(AIM OF THE TASK)
Quote all of the data exactly as given. Skip every picture it contains.

(RECORDED INFORMATION)
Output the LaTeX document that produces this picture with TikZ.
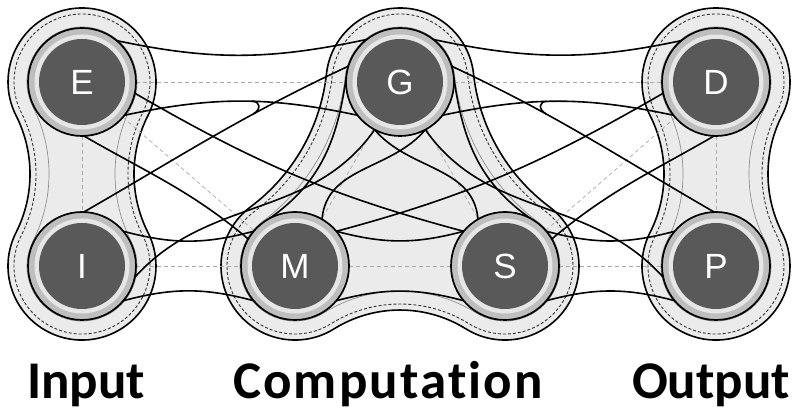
\documentclass[tikz,border=0pt]{standalone}
\usepackage{fontspec}
\newfontfamily\nodefont{Liberation Sans}
\newfontfamily\labfont{Carlito}[Ligatures=NoCommon]
\pgfdeclarelayer{back}
\pgfdeclarelayer{mid}
\pgfsetlayers{back,mid,main}
\definecolor{blobfill}{HTML}{EBEBEB}
\definecolor{ringc}{HTML}{BEBEBE}
\definecolor{ringl}{HTML}{E6E6E6}
\definecolor{diskc}{HTML}{595959}
\definecolor{dashc}{HTML}{AAAAAA}
\definecolor{thinc}{HTML}{8F8F8F}
% input/output blob: #1 top centre, #2 r, #3 waist radius, #4 style
\newcommand\sideblob[4]{\path[#4] ([shift={(#1)}]-26.9:#2pt) arc[start angle=-26.9,end angle=206.9,radius=#2pt] arc[start angle=26.9,end angle=-26.9,radius=#3pt] arc[start angle=153.1,end angle=386.9,radius=#2pt] arc[start angle=206.9,end angle=153.1,radius=#3pt] -- cycle;}
% computation blob: #1 r, #2 side waist radius, #3 bottom waist radius, #4 style
\newcommand\compblob[4]{\path[#4] ([shift={(cG)}]6.24:#1pt) arc[start angle=6.24,end angle=173.76,radius=#1pt] arc[start angle=-6.24,end angle=-53.18,radius=#2pt] arc[start angle=126.82,end angle=301.89,radius=#1pt] arc[start angle=121.89,end angle=58.11,radius=#3pt] arc[start angle=238.11,end angle=413.18,radius=#1pt] arc[start angle=233.18,end angle=186.24,radius=#2pt] -- cycle;}
\tikzset{
  nd/.style={circle, minimum size=108pt, inner sep=0pt, outer sep=0pt, draw=black, line width=1.7pt, fill=ringc, text=white, font=\nodefont\fontsize{35}{35}\selectfont,
    path picture={\fill[ringl] (path picture bounding box.center) circle[radius=47.5pt];
                  \fill[diskc] (path picture bounding box.center) circle[radius=43pt];}},
  lab/.style={anchor=base, font=\labfont\bfseries\fontsize{53}{53}\selectfont, text=black},
  blobout/.style={fill=blobfill, draw=black, line width=1.6pt},
  blobdash/.style={draw=black!80, line width=0.9pt, dash pattern=on 3pt off 2pt},
  blobthin/.style={draw=thinc, line width=0.7pt},
  cl/.style={draw=dashc, line width=0.7pt, dash pattern=on 4pt off 3pt},
  cv/.style={draw=black, line width=1.6pt},
}
\begin{document}
\begin{tikzpicture}[x=1pt, y=1pt]
\useasboundingbox (0,0) rectangle (794,411);
\coordinate (cE) at (82,329);
\coordinate (cD) at (716,329);
\coordinate (cG) at (400,329);
% nodes
\node[nd] (E) at (82,329) {E};
\node[nd] (I) at (82,145) {I};
\node[nd] (G) at (400,329) {G};
\node[nd] (M) at (295,145) {M};
\node[nd] (S) at (505,145) {S};
\node[nd] (D) at (716,329) {D};
\node[nd] (P) at (716,145) {P};
% labels
\node[lab] (lin) at (86,12) {Input};
\node[lab] (lcomp) at (388,12) {\addfontfeature{LetterSpace=4}Computation};
\node[lab] (lout) at (711,12) {Output};
\begin{pgfonlayer}{back}
  \fill[white] (0,0) rectangle (794,411);
  \sideblob{cE}{74}{129.4}{blobout}
  \sideblob{cE}{68}{135.4}{blobdash}
  \sideblob{cE}{55}{148.4}{blobthin}
  \sideblob{cD}{74}{129.4}{blobout}
  \sideblob{cD}{68}{135.4}{blobdash}
  \sideblob{cD}{55}{148.4}{blobthin}
  \compblob{74}{192}{124.75}{blobout}
  \compblob{68}{198}{130.75}{blobdash}
  \compblob{55}{211}{143.75}{blobthin}
\end{pgfonlayer}
\begin{pgfonlayer}{mid}
  % dashed centre lines
  \draw[cl] (E) -- (G);
  \draw[cl] (G) -- (D);
  \draw[cl] (I) -- (M);
  \draw[cl] (M) -- (S);
  \draw[cl] (S) -- (P);
  \draw[cl] (E) -- (I);
  \draw[cl] (D) -- (P);
  \draw[cl] (G) -- (M);
  \draw[cl] (G) -- (S);
  \draw[cl] (E) -- (M);
  \draw[cl] (D) -- (S);
  % left side connectors
  \draw[cv] (E.50) to[out=-12, in=192] (G.128);
  \draw[cv] (E.-38) to[out=12, in=168] coordinate[pos=0.55] (k1) (G.-142);
  \draw[cv] (I.88) to[out=30, in=205] coordinate[pos=0.66] (k2) (G.163);
  \draw[cv] (k1) to[out=0, in=30, looseness=1.8] (k2);
  \draw[cv] (I.-12) to[out=48, in=235] (G.-118);
  \draw[cv] (E.-88) to[out=-30, in=140] (M.150);
  \draw[cv] (E.-12) to[out=-30, in=165] (S.140);
  \draw[cv] (I.40) to[out=-15, in=195] (M.140);
  \draw[cv] (I.-40) to[out=15, in=165] (M.-140);
  % right side connectors
  \draw[cv] (D.130) to[out=192, in=-12] (G.52);
  \draw[cv] (D.218) to[out=168, in=12] coordinate[pos=0.55] (k3) (G.-38);
  \draw[cv] (P.92) to[out=150, in=-25] coordinate[pos=0.66] (k4) (G.17);
  \draw[cv] (k3) to[out=180, in=150, looseness=1.8] (k4);
  \draw[cv] (P.192) to[out=132, in=-55] (G.-62);
  \draw[cv] (D.268) to[out=210, in=40] (S.30);
  \draw[cv] (D.192) to[out=210, in=15] (M.40);
  \draw[cv] (P.140) to[out=195, in=-15] (S.40);
  \draw[cv] (P.220) to[out=165, in=15] (S.-40);
  % computation connectors
  \draw[cv] (M.40) to[out=-15, in=195] (S.140);
  \draw[cv] (M.-40) to[out=15, in=165] (S.-140);
  \draw[cv] (M.60) to[out=85, in=230] (G.-62);
  \draw[cv] (S.120) to[out=95, in=-50] (G.-118);
  \draw[cv] (G.175) to[out=262, in=35] (M.118);
  \draw[cv] (G.5) to[out=-82, in=145] (S.62);
\end{pgfonlayer}
\end{tikzpicture}
\end{document}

(RESULT)
Output the LaTeX document that produces this picture with TikZ.
\documentclass[tikz,border=0pt]{standalone}
\usepackage{fontspec}
\newfontfamily\nodefont{Liberation Sans}
\newfontfamily\labfont{Carlito}[Ligatures=NoCommon]
\pgfdeclarelayer{back}
\pgfdeclarelayer{mid}
\pgfsetlayers{back,mid,main}
\definecolor{blobfill}{HTML}{EBEBEB}
\definecolor{ringc}{HTML}{BEBEBE}
\definecolor{ringl}{HTML}{E6E6E6}
\definecolor{diskc}{HTML}{595959}
\definecolor{dashc}{HTML}{AAAAAA}
\definecolor{thinc}{HTML}{8F8F8F}
% input/output blob: #1 top centre, #2 r, #3 waist radius, #4 style
\newcommand\sideblob[4]{\path[#4] ([shift={(#1)}]-26.9:#2pt) arc[start angle=-26.9,end angle=206.9,radius=#2pt] arc[start angle=26.9,end angle=-26.9,radius=#3pt] arc[start angle=153.1,end angle=386.9,radius=#2pt] arc[start angle=206.9,end angle=153.1,radius=#3pt] -- cycle;}
% computation blob: #1 r, #2 side waist radius, #3 bottom waist radius, #4 style
\newcommand\compblob[4]{\path[#4] ([shift={(cG)}]6.24:#1pt) arc[start angle=6.24,end angle=173.76,radius=#1pt] arc[start angle=-6.24,end angle=-53.18,radius=#2pt] arc[start angle=126.82,end angle=301.89,radius=#1pt] arc[start angle=121.89,end angle=58.11,radius=#3pt] arc[start angle=238.11,end angle=413.18,radius=#1pt] arc[start angle=233.18,end angle=186.24,radius=#2pt] -- cycle;}
\tikzset{
  nd/.style={circle, minimum size=108pt, inner sep=0pt, outer sep=0pt, draw=black, line width=1.7pt, fill=ringc, text=white, font=\nodefont\fontsize{35}{35}\selectfont,
    path picture={\fill[ringl] (path picture bounding box.center) circle[radius=47.5pt];
                  \fill[diskc] (path picture bounding box.center) circle[radius=43pt];}},
  lab/.style={anchor=base, font=\labfont\bfseries\fontsize{53}{53}\selectfont, text=black},
  blobout/.style={fill=blobfill, draw=black, line width=1.6pt},
  blobdash/.style={draw=black!80, line width=0.9pt, dash pattern=on 3pt off 2pt},
  blobthin/.style={draw=thinc, line width=0.7pt},
  cl/.style={draw=dashc, line width=0.7pt, dash pattern=on 4pt off 3pt},
  cv/.style={draw=black, line width=1.6pt},
}
\begin{document}
\begin{tikzpicture}[x=1pt, y=1pt]
\useasboundingbox (0,0) rectangle (794,411);
\coordinate (cE) at (82,329);
\coordinate (cD) at (716,329);
\coordinate (cG) at (400,329);
% nodes
\node[nd] (E) at (82,329) {E};
\node[nd] (I) at (82,145) {I};
\node[nd] (G) at (400,329) {G};
\node[nd] (M) at (295,145) {M};
\node[nd] (S) at (505,145) {S};
\node[nd] (D) at (716,329) {D};
\node[nd] (P) at (716,145) {P};
% labels
\node[lab] (lin) at (86,12) {Input};
\node[lab] (lcomp) at (388,12) {\addfontfeature{LetterSpace=4}Computation};
\node[lab] (lout) at (711,12) {Output};
\begin{pgfonlayer}{back}
  \fill[white] (0,0) rectangle (794,411);
  \sideblob{cE}{74}{129.4}{blobout}
  \sideblob{cE}{68}{135.4}{blobdash}
  \sideblob{cE}{55}{148.4}{blobthin}
  \sideblob{cD}{74}{129.4}{blobout}
  \sideblob{cD}{68}{135.4}{blobdash}
  \sideblob{cD}{55}{148.4}{blobthin}
  \compblob{74}{192}{124.75}{blobout}
  \compblob{68}{198}{130.75}{blobdash}
  \compblob{55}{211}{143.75}{blobthin}
\end{pgfonlayer}
\begin{pgfonlayer}{mid}
  % dashed centre lines
  \draw[cl] (E) -- (G);
  \draw[cl] (G) -- (D);
  \draw[cl] (I) -- (M);
  \draw[cl] (M) -- (S);
  \draw[cl] (S) -- (P);
  \draw[cl] (E) -- (I);
  \draw[cl] (D) -- (P);
  \draw[cl] (G) -- (M);
  \draw[cl] (G) -- (S);
  \draw[cl] (E) -- (M);
  \draw[cl] (D) -- (S);
  % left side connectors
  \draw[cv] (E.50) to[out=-12, in=192] (G.128);
  \draw[cv] (E.-38) to[out=12, in=168] coordinate[pos=0.55] (k1) (G.-142);
  \draw[cv] (I.88) to[out=30, in=205] coordinate[pos=0.66] (k2) (G.163);
  \draw[cv] (k1) to[out=0, in=30, looseness=1.8] (k2);
  \draw[cv] (I.-12) to[out=48, in=235] (G.-118);
  \draw[cv] (E.-88) to[out=-30, in=140] (M.150);
  \draw[cv] (E.-12) to[out=-30, in=165] (S.140);
  \draw[cv] (I.40) to[out=-15, in=195] (M.140);
  \draw[cv] (I.-40) to[out=15, in=165] (M.-140);
  % right side connectors
  \draw[cv] (D.130) to[out=192, in=-12] (G.52);
  \draw[cv] (D.218) to[out=168, in=12] coordinate[pos=0.55] (k3) (G.-38);
  \draw[cv] (P.92) to[out=150, in=-25] coordinate[pos=0.66] (k4) (G.17);
  \draw[cv] (k3) to[out=180, in=150, looseness=1.8] (k4);
  \draw[cv] (P.192) to[out=132, in=-55] (G.-62);
  \draw[cv] (D.268) to[out=210, in=40] (S.30);
  \draw[cv] (D.192) to[out=210, in=15] (M.40);
  \draw[cv] (P.140) to[out=195, in=-15] (S.40);
  \draw[cv] (P.220) to[out=165, in=15] (S.-40);
  % computation connectors
  \draw[cv] (M.40) to[out=-15, in=195] (S.140);
  \draw[cv] (M.-40) to[out=15, in=165] (S.-140);
  \draw[cv] (M.60) to[out=85, in=230] (G.-62);
  \draw[cv] (S.120) to[out=95, in=-50] (G.-118);
  \draw[cv] (G.175) to[out=262, in=35] (M.118);
  \draw[cv] (G.5) to[out=-82, in=145] (S.62);
\end{pgfonlayer}
\end{tikzpicture}
\end{document}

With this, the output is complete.